Apache Ozone: Multi-Protocol aware system handles both Files and Objects efficiently

Rakesh Radhakrishnan, Mukul Kumar Singh

English Session 2022-07-29 14:10 GMT+8  (ROOM : B) #bigdata

Apache Ozone is a distributed, scalable and a high performance object store that can scale to billions of objects of varying sizes. Apache Ozone object store recently implemented a multi-protocol aware bucket feature, where a single Ozone cluster with the capabilities of both Hadoop Core File System (“HCFS”) and Object Store (like Amazon S3) features. In this talk we will deep dive into the unified and extensible architectural design in Ozone representing directories, files, objects and buckets that allows interoperability between hierarchical file system and object store protocol. Basically, this multi-protocol capability will be attractive to systems that are primarily oriented towards File System - like workloads, but would like to add some Object Store feature support. For example, a user can ingest data into Ozone using FileSystem API, and the same data can be accessed via Ozone S3 API(Amazon S3 implementation). This would potentially improve the efficiency of the user platform with on-prem Object Store. Furthermore, data stored in Ozone can be shared for various use cases, eliminating the need for data duplication, which in turn reduces risk and optimises resource utilisation. Finally, we will also talk about the roadmap to leverage this new design to introduce a hash based locking mechanism to allow more concurrent metadata namespace operations(mixture of write and read) by replacing the global bucket level lock.

Speakers:


Rakesh Radhakrishnan: Cloudera Private Limited, Staff Software Engineer, Rakesh Radhakrishnan is a committer and a PMC in Apache Ozone, Hadoop, ZooKeeper projects and primarily focusing on open source big data technologies. Rakesh is currently working at Cloudera and actively contributing on the Apache Ozone project. He has more than 15 years of experience in large scale Distributed Software Platforms design and development. Prior to joining Cloudera, he worked as a Big Data Software Engineer in Intel Corporation.

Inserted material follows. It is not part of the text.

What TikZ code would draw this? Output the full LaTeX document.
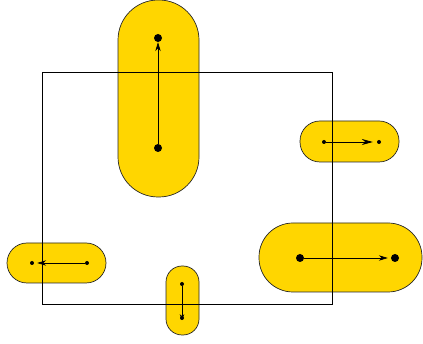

Mukul Kumar Singh: Cloudera Private Limited, Senior Engineering Manager, Mukul is currently working with Cloudera where he is leading the Storage team working on both Apache Ozone and Apache HDFS. He has also been working on Storage Systems and File Systems for 13 years and has played various roles as open source contributor, PMC member, researcher and a software developer. He also has worked with Nimble Storage and NetApp and worked on WAFL and CASL file systems respectively. He graduated from Carnegie Mellon University, where his thesis was on a file system for Shingled Magnetic recording disks.